スタンダードでは残念ながら一部のデッキを勝たせ過ぎてしまうため、環境の多様性を護るために禁止されてしまったが......だったら、違うフォーマットで使ってやれば良いだけのこと! 個人的には、レガシーでも戦えるレベルと思っている。環境が割と動かないこのフォーマットに、現役スタンダードのカードで挑んで風穴を開けられるか? 今日のデッキは《密輸人の回転翼機》入りのこいつだ!

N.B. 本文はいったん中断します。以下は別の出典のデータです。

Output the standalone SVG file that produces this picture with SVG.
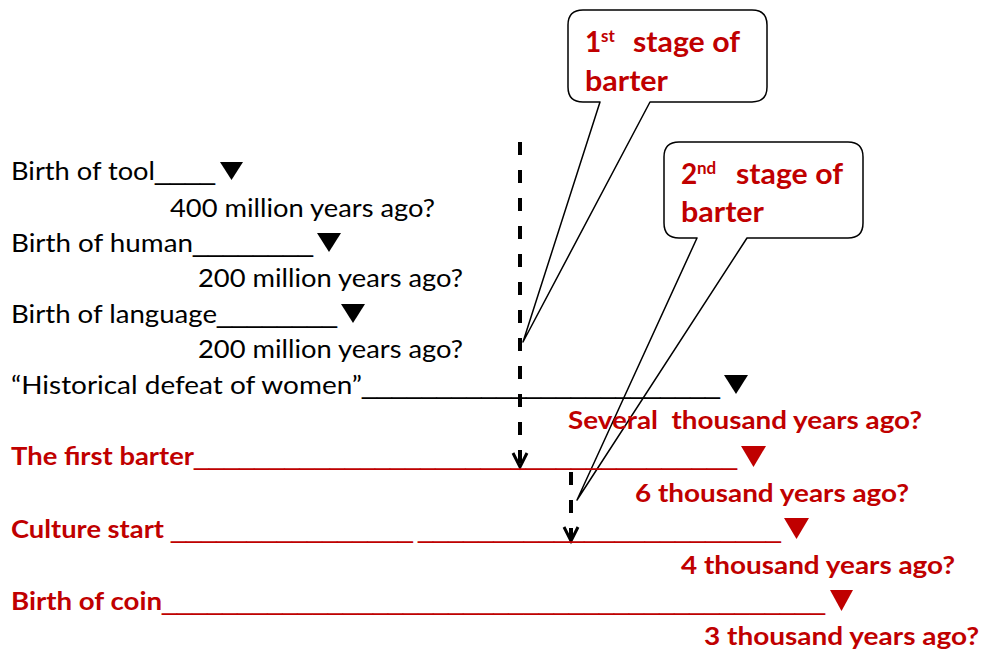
<svg xmlns="http://www.w3.org/2000/svg" width="982" height="652" viewBox="0 0 982 652">
<style>
.b{font-family:Lato,"Open Sans","Liberation Sans",sans-serif;font-size:25px;fill:#000}
.r{font-family:Lato,"Open Sans","Liberation Sans",sans-serif;font-size:25px;font-weight:bold;fill:#C00000}
.c{font-family:Lato,"Open Sans","Liberation Sans",sans-serif;font-size:28px;font-weight:bold;fill:#C00000}
.u{font-family:"Liberation Sans",Arial,sans-serif;font-weight:normal}
.sup{font-size:17px}
.pre{white-space:pre}
.callout{fill:#fff;stroke:#000;stroke-width:1.5;stroke-linejoin:round}
.dash{stroke:#000;stroke-width:4;stroke-dasharray:13 15;fill:none}
.head{stroke:#000;stroke-width:3;fill:none}
.tb{fill:#000}
.tr{fill:#C00000}
</style>
<rect width="982" height="652" fill="#fff"/>
<g id="callout1">
<path class="callout" d="M583,10 H752 Q767,10 767,25 V87 Q767,102 752,102 H650 L523,342 L600,102 H583 Q568,102 568,87 V25 Q568,10 583,10 Z"/>
<text class="c"><tspan x="585" y="52">1</tspan><tspan class="sup" x="601" y="42">st</tspan><tspan x="633" y="52" textLength="107" lengthAdjust="spacingAndGlyphs">stage of</tspan><tspan x="585" y="91" textLength="83" lengthAdjust="spacingAndGlyphs">barter</tspan></text>
</g>
<g id="callout2">
<path class="callout" d="M679,142 H848 Q863,142 863,157 V223 Q863,238 848,238 H747 L577,500 L697,238 H679 Q664,238 664,223 V157 Q664,142 679,142 Z"/>
<text class="c"><tspan x="681" y="184">2</tspan><tspan class="sup" x="697" y="174">nd</tspan><tspan x="736" y="184" textLength="107" lengthAdjust="spacingAndGlyphs">stage of</tspan><tspan x="681" y="222" textLength="83" lengthAdjust="spacingAndGlyphs">barter</tspan></text>
</g>
<g id="connectors">
<line class="dash" x1="520" y1="142" x2="520" y2="466"/>
<polyline class="head" points="513,453 520,467 527,453"/>
<line class="dash" x1="571" y1="472" x2="571" y2="540" stroke-dasharray="13 9"/>
<polyline class="head" points="564,527 571,541 578,527"/>
</g>
<g id="tool">
<text class="b"><tspan x="11" y="180" textLength="144" lengthAdjust="spacingAndGlyphs">Birth of tool</tspan><tspan class="u" x="155" y="180" textLength="60" lengthAdjust="spacingAndGlyphs">____</tspan></text>
<polygon class="tb" points="220,162 243,162 231.5,180"/>
<text class="b" x="170" y="217" textLength="265" lengthAdjust="spacingAndGlyphs">400 million years ago?</text>
</g>
<g id="human">
<text class="b"><tspan x="11" y="252" textLength="182" lengthAdjust="spacingAndGlyphs">Birth of human</tspan><tspan class="u" x="193" y="252" textLength="120" lengthAdjust="spacingAndGlyphs">________</tspan></text>
<polygon class="tb" points="317,233 341,233 329,252"/>
<text class="b" x="198" y="287" textLength="265" lengthAdjust="spacingAndGlyphs">200 million years ago?</text>
</g>
<g id="language">
<text class="b"><tspan x="11" y="323" textLength="206" lengthAdjust="spacingAndGlyphs">Birth of language</tspan><tspan class="u" x="217" y="323" textLength="120" lengthAdjust="spacingAndGlyphs">________</tspan></text>
<polygon class="tb" points="341,304 365,304 353,323"/>
<text class="b" x="198" y="358" textLength="265" lengthAdjust="spacingAndGlyphs">200 million years ago?</text>
</g>
<g id="women">
<text class="b"><tspan x="11" y="394" textLength="351" lengthAdjust="spacingAndGlyphs">“Historical defeat of women”</tspan><tspan class="u" x="362" y="394" textLength="358" lengthAdjust="spacingAndGlyphs">________________________</tspan></text>
<polygon class="tb" points="724,375 748,375 736,394"/>
<text class="r pre" x="568" y="429" textLength="354" lengthAdjust="spacingAndGlyphs">Several  thousand years ago?</text>
</g>
<g id="barter">
<text class="r"><tspan x="11" y="465" textLength="183" lengthAdjust="spacingAndGlyphs">The first barter</tspan><tspan class="u" x="194" y="465" textLength="543" lengthAdjust="spacingAndGlyphs">____________________________________</tspan></text>
<polygon class="tr" points="741,446 766,446 753.5,467"/>
<text class="r" x="635" y="502" textLength="274" lengthAdjust="spacingAndGlyphs">6 thousand years ago?</text>
</g>
<g id="culture">
<text class="r"><tspan x="11" y="538" textLength="153" lengthAdjust="spacingAndGlyphs">Culture start</tspan><tspan class="u" x="171" y="538" textLength="242" lengthAdjust="spacingAndGlyphs">________________</tspan><tspan class="u" x="418" y="538" textLength="363" lengthAdjust="spacingAndGlyphs">________________________</tspan></text>
<polygon class="tr" points="784,518 809,518 796.5,539"/>
<text class="r" x="681" y="574" textLength="274" lengthAdjust="spacingAndGlyphs">4 thousand years ago?</text>
</g>
<g id="coin">
<text class="r"><tspan x="11" y="610" textLength="151" lengthAdjust="spacingAndGlyphs">Birth of coin</tspan><tspan class="u" x="162" y="610" textLength="663" lengthAdjust="spacingAndGlyphs">____________________________________________</tspan></text>
<polygon class="tr" points="830,590 853,590 841.5,611"/>
<text class="r" x="704" y="645" textLength="275" lengthAdjust="spacingAndGlyphs">3 thousand years ago?</text>
</g>
</svg>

10 《冠雪の平地》 3 《カラカス》 2 《魂の洞窟》 4 《リシャーダの港》 4 《不毛の大地》 -土地(23)- 4 《ルーンの母》 4 《石鍛冶の神秘家》 4 《スレイベンの守護者、サリア》 2 《ファイレクシアの破棄者》 4 《ちらつき鬼火》 3 《ミラディンの十字軍》 2 《護衛募集員》 1 《聖域の僧院長》 -クリーチャー(24)- |
4 《霊気の薬瓶》 4 《剣を鍬に》 1 《梅澤の十手》 1 《火と氷の剣》 1 《殴打頭蓋》 2 《密輸人の回転翼機》 -呪文(13)- |
2 《エーテル宣誓会の法学者》 2 《流刑への道》 2 《真髄の針》 3 《議会の採決》 4 《虚空の力線》 2 《ゼンディカーの同盟者、ギデオン》 -サイドボード(15)- |
ちょっと前に紹介した「Death & Taxes (以下デスタク)」に《密輸人の回転翼機》を採用したものだ。元々、「デスタク」には《セラの報復者》のような飛行クリーチャーが採用されていたのだが、このカードは《霊気の薬瓶》がないとウンともスンとも言わないカードだった。ならば、いっそのこと2ターン目に設置して、後は後続のクリーチャーたちがどんどこ乗っていく回転翼機を採用した方が良いでしょ!というアイディアからこのカードの採用に至ったのかも。
《ルーンの母》とか序盤に重ね引くと、全然攻められずにグダグダ長引いてしまったりするから......お手軽にダメージを跳ね上げさせることができる機体は嬉しいもの。《稲妻》で焼かれる? 《剣を鍬に》で農場送り? だから《ルーンの母》がいるんだってぇ!
「デスタク」は相手の行動を縛るデッキである。《スレイベンの守護者、サリア》と《リシャーダの港》《不毛の大地》は4枚ガッツリ採用当たり前。ただ、これらばっかりを引いても......嬉しくない。《密輸人の回転翼機》は、手札にダブついたサリアやもう割る土地の無い《不毛の大地》を捨てて、もっと打点に繋がるカードに入れ替えることができる。
いろいろ書き連ねているうちに、どんどんこの回転翼機が「デスタク」にとっておあつらえ向きなカードに思えてきた......のだが、忘れないでほしい。サリアの能力は、この機体のコストを重くしてしまうということを!このあたりの出す順序などは、プレイングの難しい部分となるだろう。相手の置いてきた土地からデッキを読んで、行動妨害か殴り優先か。積もう、経験。
サイドボードの墓地対策は《虚空の力線》。これは、ゲーム開始時に手札にないと戦場に出しようがない......すなわち完全な無駄カードとなり得る危険をはらんでいるが、これも何度も出てくる回転翼機が他のカードに入れ替えてくれるって寸法だ。
既存のデッキを、1枚のカードを採用することでほんのりと次の段階へと押し上げる。こういうのが、構築の妙ってもんだ。皆もスタンダードで強いと感じたカードを、モダンやレガシーのデッキに採用するとどうなるか、考えてみてほしい。何か良いアイディアがあったら教えてね!